Sure. An intervention worker goes to a sex site and provides useful information about HIV/AIDS, and safe sex. [We] try to do this in a non-threatening manner, in a way that helps people accept their sexuality.
Forgive our ignorance, but what is a sex site?
A sex site is anywhere where [gay men] are meeting for sex. Most probably, it’ll be a public toilet, or a beach. The participants involved will know the time and place to meet at the site. They’ll know the lingo, the coded language to use. An outreach worker doesn’t go there to catch people in the act, of course. He’ll go to befriend these guys at the site, and initiate a conversation about safe sex.
Why are interventionists so crucial to the process of limiting the transmission of HIV?
Well, the majority of men at risk are not talking to a doctor about this or anyone else. Gay Indian men are married to women at rates as high as 70 per cent, if you can imagine. So, this is not a group that feels comfortable [coming out]. Ask yourself: Why would someone choose to have sex on some beach? By engaging in public sex, these men are essentially saying, “I don’t have a private place to be [with my partner]. My family doesn’t support this behaviour. My landlord might remove me from the property.

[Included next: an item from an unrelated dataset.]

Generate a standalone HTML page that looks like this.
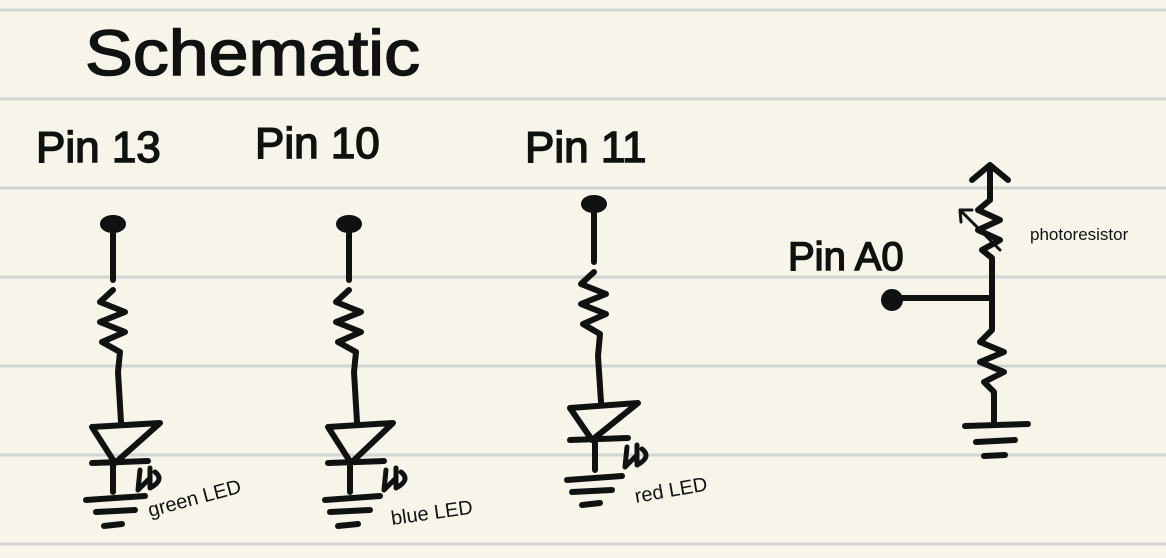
<!DOCTYPE html>
<html><head><meta charset="utf-8"><style>
html,body{margin:0;padding:0;background:#f7f5ea;}
svg{display:block}
text{font-family:"Liberation Sans",sans-serif;fill:#111;}
.hw{stroke:#111;stroke-width:1.5;}
</style></head><body>
<svg width="1166" height="558" viewBox="0 0 1166 558">
<rect width="1166" height="558" fill="#f7f5ea"/>
<g stroke="#d3d4d2" stroke-width="3">
<line x1="0" y1="10" x2="1166" y2="10"/><line x1="0" y1="99" x2="1166" y2="99"/>
<line x1="0" y1="188" x2="1166" y2="188"/><line x1="0" y1="277" x2="1166" y2="277"/>
<line x1="0" y1="366" x2="1166" y2="366"/><line x1="0" y1="455" x2="1166" y2="455"/>
<line x1="0" y1="544" x2="1166" y2="544"/>
</g>
<text class="hw" x="85" y="75" font-size="64" textLength="335" lengthAdjust="spacingAndGlyphs">Schematic</text>
<text class="hw" x="36" y="162" font-size="44">Pin 13</text>
<text class="hw" x="255" y="158" font-size="44">Pin 10</text>
<text class="hw" x="525" y="162" font-size="44">Pin 11</text>
<text class="hw" x="788" y="270" font-size="40">Pin A0</text>
<g fill="none" stroke="#111" stroke-width="6" stroke-linecap="round" stroke-linejoin="round">
<g>
<ellipse cx="113" cy="224" rx="10" ry="6" fill="#111"/>
<path d="M113 228 V280 M113 290 L100 302 L125 312 L100 322 L125 332 L102 342 L120 352 L118 372 L121 422"/>
<path d="M92 427 L160 423 L115 463 Z"/>
<path d="M92 463 L148 461 M113 465 V492 M86 500 L145 496 M96 512 L135 510 M104 526 L122 524"/>
<path d="M140 470 L138 490 L150 478 M150 468 L150 488 Q165 480 155 472" stroke-width="5"/>
</g>
<g>
<ellipse cx="349" cy="224" rx="10" ry="6" fill="#111"/>
<path d="M349 228 V280 M349 290 L336 302 L361 312 L336 322 L361 332 L338 342 L356 352 L354 372 L357 422"/>
<path d="M328 427 L393 423 L351 463 Z"/>
<path d="M328 463 L384 461 M350 465 V492 M325 500 L380 496 M330 512 L370 510 M338 526 L358 524"/>
<path d="M386 470 L384 490 L396 478 M396 468 L396 488 Q411 480 401 472" stroke-width="5"/>
</g>
<g>
<ellipse cx="594" cy="204" rx="10" ry="6" fill="#111"/>
<path d="M594 208 V262 M594 272 L581 284 L606 294 L581 304 L606 314 L583 324 L600 334 L598 356 L601 402"/>
<path d="M570 408 L638 403 L592 440 Z"/>
<path d="M570 440 L628 438 M595 442 V470 M567 480 L622 476 M572 492 L612 490 M582 505 L600 503"/>
<path d="M627 447 L625 467 L637 455 M637 445 L637 465 Q652 457 642 449" stroke-width="5"/>
</g>
<g>
<path d="M972 180 L990 165 L1008 180 M990 166 V200 L978 210 L1000 220 L978 230 L1000 240 L982 250 L992 258 V298 H892"/>
<circle cx="892" cy="300" r="8" fill="#111"/>
<path d="M992 298 V330 L980 342 L1004 352 L980 362 L1004 372 L984 382 L994 392 V422"/>
<path d="M965 426 L1028 424 M976 442 L1015 440 M984 456 L1005 455"/>
<path d="M1000 250 L960 210 M960 210 L972 210 M960 210 L961 222" stroke-width="3"/>
</g>
</g>
<g font-size="20">
<text transform="translate(150,517) rotate(-15)">green LED</text>
<text transform="translate(392,525) rotate(-8)">blue LED</text>
<text transform="translate(636,503) rotate(-10)">red LED</text>
<text x="1030" y="240" font-size="17">photoresistor</text>
</g>
</svg>
</body></html>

A hotel might kick me out.” It’s not only Mumbai; this is a pattern we see throughout India.
You mention that the majority of gay men are married to women. Doesn’t that put a lot of women at the risk of HIV/AIDS?
Yes, of course.
How many women have been transmitted HIV/AIDS from a closeted partner?

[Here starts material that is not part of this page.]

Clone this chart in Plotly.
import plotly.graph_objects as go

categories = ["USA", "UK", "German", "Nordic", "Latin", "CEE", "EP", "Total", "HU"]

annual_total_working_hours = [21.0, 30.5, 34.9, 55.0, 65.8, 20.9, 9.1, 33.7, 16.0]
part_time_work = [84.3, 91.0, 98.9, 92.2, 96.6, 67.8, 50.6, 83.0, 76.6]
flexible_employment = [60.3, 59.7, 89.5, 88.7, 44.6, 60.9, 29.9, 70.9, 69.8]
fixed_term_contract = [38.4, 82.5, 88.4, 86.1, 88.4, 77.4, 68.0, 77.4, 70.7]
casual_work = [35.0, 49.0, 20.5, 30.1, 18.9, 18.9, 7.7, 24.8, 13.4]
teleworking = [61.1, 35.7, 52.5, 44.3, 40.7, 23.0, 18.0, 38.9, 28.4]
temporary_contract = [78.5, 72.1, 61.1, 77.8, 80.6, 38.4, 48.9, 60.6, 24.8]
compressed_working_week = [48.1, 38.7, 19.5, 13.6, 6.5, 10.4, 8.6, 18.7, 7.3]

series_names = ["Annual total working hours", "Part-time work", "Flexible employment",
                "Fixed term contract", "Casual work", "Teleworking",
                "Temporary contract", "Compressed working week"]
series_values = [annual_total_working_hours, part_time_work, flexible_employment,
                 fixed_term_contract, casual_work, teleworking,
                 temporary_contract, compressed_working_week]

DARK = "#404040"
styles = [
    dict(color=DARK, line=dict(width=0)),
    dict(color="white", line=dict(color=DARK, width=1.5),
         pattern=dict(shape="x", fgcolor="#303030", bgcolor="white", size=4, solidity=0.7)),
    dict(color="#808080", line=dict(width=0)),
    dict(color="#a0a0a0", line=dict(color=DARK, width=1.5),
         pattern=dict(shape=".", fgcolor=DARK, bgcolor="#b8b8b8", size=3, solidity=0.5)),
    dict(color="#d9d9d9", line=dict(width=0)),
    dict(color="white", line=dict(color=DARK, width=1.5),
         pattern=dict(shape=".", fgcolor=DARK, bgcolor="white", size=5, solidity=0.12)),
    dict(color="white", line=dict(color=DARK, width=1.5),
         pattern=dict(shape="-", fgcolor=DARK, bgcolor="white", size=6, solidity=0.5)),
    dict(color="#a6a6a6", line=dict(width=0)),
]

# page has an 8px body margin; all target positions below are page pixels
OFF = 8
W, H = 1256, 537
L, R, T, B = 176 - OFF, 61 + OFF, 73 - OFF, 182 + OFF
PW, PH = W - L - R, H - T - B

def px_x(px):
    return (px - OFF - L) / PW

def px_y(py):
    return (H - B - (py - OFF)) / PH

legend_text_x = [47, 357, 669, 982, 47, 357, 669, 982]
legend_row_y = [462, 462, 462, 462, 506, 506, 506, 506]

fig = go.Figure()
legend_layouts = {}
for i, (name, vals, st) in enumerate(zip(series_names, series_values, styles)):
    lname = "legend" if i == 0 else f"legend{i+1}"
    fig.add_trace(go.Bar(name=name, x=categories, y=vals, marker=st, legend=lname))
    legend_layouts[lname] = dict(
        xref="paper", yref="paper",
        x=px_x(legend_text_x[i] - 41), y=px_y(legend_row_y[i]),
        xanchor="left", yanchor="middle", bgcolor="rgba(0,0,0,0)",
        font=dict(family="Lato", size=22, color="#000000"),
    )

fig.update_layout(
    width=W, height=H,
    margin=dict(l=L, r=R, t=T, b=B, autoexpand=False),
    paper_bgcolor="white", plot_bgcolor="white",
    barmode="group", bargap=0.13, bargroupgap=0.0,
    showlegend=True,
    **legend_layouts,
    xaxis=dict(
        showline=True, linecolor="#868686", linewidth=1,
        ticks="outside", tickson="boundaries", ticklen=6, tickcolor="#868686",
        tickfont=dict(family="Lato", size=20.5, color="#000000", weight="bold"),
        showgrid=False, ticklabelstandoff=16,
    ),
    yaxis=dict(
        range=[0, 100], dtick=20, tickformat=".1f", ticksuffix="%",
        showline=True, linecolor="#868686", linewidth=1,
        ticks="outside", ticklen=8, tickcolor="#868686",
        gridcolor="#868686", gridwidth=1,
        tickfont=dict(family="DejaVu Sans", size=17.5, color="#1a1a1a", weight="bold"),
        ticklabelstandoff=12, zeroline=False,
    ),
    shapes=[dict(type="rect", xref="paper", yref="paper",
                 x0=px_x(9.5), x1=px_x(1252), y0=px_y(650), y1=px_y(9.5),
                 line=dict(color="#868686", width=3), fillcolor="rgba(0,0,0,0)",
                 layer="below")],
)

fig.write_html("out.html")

We haven’t been able to assess that [number] in any meaningful way. We’ve tried to help refer women to family planning organisations by reaching out to gay men who are married to women. But the [problem] is that very few men want to participate and be outed.

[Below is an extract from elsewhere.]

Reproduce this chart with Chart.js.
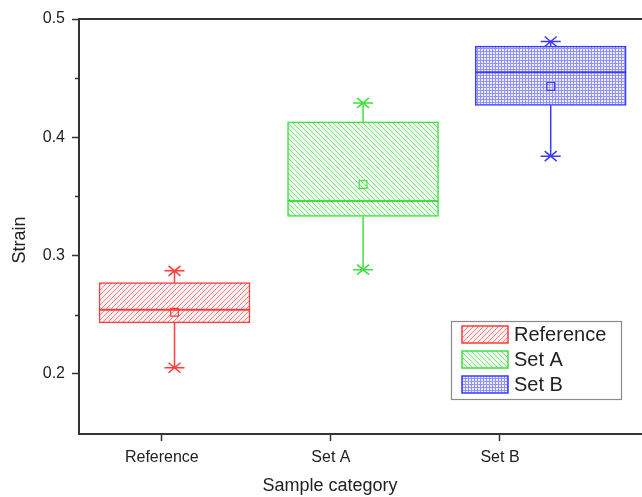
<!DOCTYPE html>
<html>
<head>
<meta charset="utf-8">
<script src="https://cdn.jsdelivr.net/npm/chart.js@4.4.1/dist/chart.umd.min.js"></script>
<style>
  html, body { margin: 0; padding: 0; background: #fff; }
  #wrap { width: 642px; height: 497px; }
</style>
</head>
<body>
<div id="wrap"><canvas id="boxChart"></canvas></div>
<script>
// values
const categories = ["Reference", "Set A", "Set B"];
const boxPos = [0.075, 1.19, 2.3];       // where origin put each box (a bit right of its tick)
const q1 = [0.243, 0.333, 0.427];
const q3 = [0.277, 0.413, 0.477];
const medians = [0.254, 0.346, 0.455];
const means = [0.252, 0.360, 0.443];
const whiskerLow = [0.205, 0.288, 0.384];
const whiskerHigh = [0.287, 0.429, 0.481];
const yTicks = [0.2, 0.3, 0.4, 0.5];
const yMinorTicks = [0.25, 0.35, 0.45];

const lineColors = ["#ff3b3b", "#3ee03e", "#3a3aff"];
const FONT = "'Liberation Sans', Arial, sans-serif";
const AXIS = "#333";

// hatch fills like the origin plot
function makePattern(kind, line, bg) {
  const c = document.createElement("canvas");
  const g = c.getContext("2d");
  const s = kind === "grid" ? 3 : 5;
  c.width = s; c.height = s;
  g.fillStyle = bg;
  g.fillRect(0, 0, s, s);
  if (kind === "grid") {
    // small checker mesh
    g.fillStyle = line;
    g.fillRect(0, 0, s, 1);
    g.fillRect(0, 1, 1, s - 1);
    return g.createPattern(c, "repeat");
  }
  g.strokeStyle = line;
  g.lineWidth = 1;
  g.beginPath();
  if (kind === "fwd") {
    g.moveTo(-1, s + 1); g.lineTo(s + 1, -1);
    g.moveTo(-1, 1); g.lineTo(1, -1);
    g.moveTo(s - 1, s + 1); g.lineTo(s + 1, s - 1);
  } else {
    g.moveTo(-1, -1); g.lineTo(s + 1, s + 1);
    g.moveTo(s - 1, -1); g.lineTo(s + 1, 1);
    g.moveTo(-1, s - 1); g.lineTo(1, s + 1);
  }
  g.stroke();
  return g.createPattern(c, "repeat");
}

const fills = [
  makePattern("fwd", "rgba(255,90,90,0.75)", "#fff2f2"),
  makePattern("back", "rgba(90,225,90,0.8)", "#f0fff0"),
  makePattern("grid", "rgba(110,110,255,0.7)", "#ececff"),
];

// median, whiskers, caps, minor ticks, frame, titles, legend
const boxExtras = {
  id: "boxExtras",
  afterDatasetsDraw(chart) {
    const { ctx, scales: { x, y } } = chart;
    ctx.save();
    categories.forEach((cat, i) => {
      const bar = chart.getDatasetMeta(i).data[0];
      const cx = x.getPixelForValue(boxPos[i]);
      const half = bar.width / 2;
      ctx.strokeStyle = lineColors[i];
      ctx.lineWidth = 1.5;
      ctx.beginPath();
      ctx.moveTo(cx, y.getPixelForValue(q3[i])); ctx.lineTo(cx, y.getPixelForValue(whiskerHigh[i]));
      ctx.moveTo(cx, y.getPixelForValue(q1[i])); ctx.lineTo(cx, y.getPixelForValue(whiskerLow[i]));
      ctx.stroke();
      // median line a touch heavier so it reads over the fill
      ctx.lineWidth = 2;
      ctx.beginPath();
      const ym = y.getPixelForValue(medians[i]);
      ctx.moveTo(cx - half, ym); ctx.lineTo(cx + half, ym);
      ctx.stroke();
      ctx.lineWidth = 1.5;
      [whiskerHigh[i], whiskerLow[i]].forEach(v => {
        const py = y.getPixelForValue(v);
        ctx.beginPath();
        ctx.moveTo(cx - 10, py); ctx.lineTo(cx + 10, py);
        ctx.moveTo(cx - 6, py - 5); ctx.lineTo(cx + 6, py + 5);
        ctx.moveTo(cx - 6, py + 5); ctx.lineTo(cx + 6, py - 5);
        ctx.stroke();
      });
    });
    ctx.restore();
  },
  afterDraw(chart) {
    const { ctx, chartArea: a, scales: { y } } = chart;
    ctx.save();
    // minor y ticks
    ctx.strokeStyle = AXIS;
    ctx.lineWidth = 1.5;
    ctx.beginPath();
    yMinorTicks.forEach(v => {
      const py = Math.round(y.getPixelForValue(v)) + 0.5;
      ctx.moveTo(a.left - 4, py); ctx.lineTo(a.left, py);
    });
    ctx.stroke();
    // top frame line
    ctx.lineWidth = 2;
    ctx.beginPath();
    ctx.moveTo(a.left - 1, a.top); ctx.lineTo(chart.width, a.top);
    ctx.stroke();

    // axis titles
    ctx.fillStyle = "#222";
    ctx.font = "18px " + FONT;
    ctx.textAlign = "center";
    ctx.textBaseline = "middle";
    ctx.fillText("Sample category", 330, 486);
    ctx.save();
    ctx.translate(20, 240);
    ctx.rotate(-Math.PI / 2);
    ctx.fillText("Strain", 0, 0);
    ctx.restore();

    // legend
    const lx = 451, ly = 321;
    ctx.fillStyle = "#fff";
    ctx.fillRect(lx, ly, 170, 78);
    ctx.strokeStyle = "#8a8a8a";
    ctx.lineWidth = 1.2;
    ctx.strokeRect(lx + 0.5, ly + 0.5, 170, 78);
    ctx.font = "20px " + FONT;
    ctx.textAlign = "left";
    categories.forEach((cat, i) => {
      const top = ly + 5 + i * 25;
      ctx.fillStyle = fills[i];
      ctx.fillRect(lx + 11, top, 46, 17);
      ctx.strokeStyle = lineColors[i];
      ctx.lineWidth = 1.5;
      ctx.strokeRect(lx + 11, top, 46, 17);
      ctx.fillStyle = "#222";
      ctx.fillText(cat, lx + 63, top + 9);
    });
    ctx.restore();
  }
};

const datasets = categories.map((cat, i) => ({
  type: "bar",
  label: cat,
  data: [{ x: boxPos[i], y: [q1[i], q3[i]] }],
  backgroundColor: fills[i],
  borderColor: lineColors[i],
  borderWidth: 1.5,
  borderSkipped: false,
  barThickness: 151,
  grouped: false,
  order: 2,
}));

datasets.push({
  type: "scatter",
  label: "Mean",
  data: categories.map((c, i) => ({ x: boxPos[i], y: means[i] })),
  pointStyle: "rect",
  pointRadius: 5.5,
  pointBorderWidth: 1.2,
  pointBackgroundColor: "rgba(0,0,0,0)",
  pointBorderColor: lineColors,
  order: 1,
});

new Chart(document.getElementById("boxChart"), {
  data: { datasets },
  plugins: [boxExtras],
  options: {
    responsive: true,
    maintainAspectRatio: false,
    animation: false,
    layout: { autoPadding: false, padding: { top: 19, right: 0, left: 0, bottom: 0 } },
    plugins: { legend: { display: false }, tooltip: { enabled: false } },
    scales: {
      x: {
        type: "linear",
        offset: false,
        min: -0.49,
        max: 2.84,
        afterFit: s => { s.height = 63; s.paddingRight = 0; s.paddingLeft = 0; },
        afterBuildTicks: s => { s.ticks = categories.map((c, i) => ({ value: i })); },
        ticks: {
          callback: v => categories[v],
          font: { size: 16, family: FONT },
          color: "#222",
          padding: 7,
          maxRotation: 0,
        },
        grid: { offset: false, drawOnChartArea: false, tickLength: 7, color: AXIS, tickWidth: 1.5 },
        border: { color: AXIS, width: 2 },
      },
      y: {
        min: 0.149,
        max: 0.5,
        afterFit: s => { s.width = 79; },
        afterBuildTicks: s => { s.ticks = yTicks.map(v => ({ value: v })); },
        ticks: {
          callback: v => v.toFixed(1),
          font: { size: 16, family: FONT },
          color: "#222",
          padding: 7,
        },
        grid: { drawOnChartArea: false, tickLength: 7, color: AXIS, tickWidth: 1.5 },
        border: { color: AXIS, width: 2 },
      },
    },
  },
});
</script>
</body>
</html>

Why are the rates of heterosexual marriage so high among gay men in India?
We’re not a welfare state. When you’re old, it’s [the family unit] that ends up taking care of you and supporting you. Many gay men feel that pressure very acutely. They fear the insecurity that comes with not having that protection late in life. It leads to a lot of trouble. For example, I get men coming to me here asking, “Can you help me make the case that [my wife] is of a bad moral character so I can divorce her?” The answer is no. It’s a shame we can’t be there to urge a man not to get married.
Is class a factor in this marriage issue?
It happens everywhere [along class lines] but it’s more common in the middle- and lower classes. I think it’s easier to be rich and gay in this country because of education levels in [the man’s] family. Also, among lower classes, there’s the unspoken truth that sons who become husbands act as currency. We do still have a dowry system even though many don’t want to acknowledge it. So in rejecting marriage, there can be economic fallout.
Are you pleased with the progress you’ve made in slowing down the transmission of HIV/AIDS?
Right now, we have seven targeted interventionists working in this city on a regular basis. Humsafar is now present in five states. But there’s a lot of work to do.
What are the goals right now for the gay rights movement in India, and where does it stand at present?
India is a country of over one billion people. We have vastly different mindsets. Some of us are living in completely different time periods. Right now, the gay population is fighting against those obstacles to achieve our constitutional rights. The conservative opposition is fighting to maintain social norms. But we believe that no society is static. Norms change. India at different eras means radically different things: tenth century, 15th century, 16th century India. We have a long way to go presently because we still accept colonial British mores, Victorian era mores, as our own. What I hope to see is an India where we no longer need Humsafar, where we no longer need “queer” film festivals, where we no longer need separations like this from the rest of Indian culture. One day, I’d just like it to live in a unified India.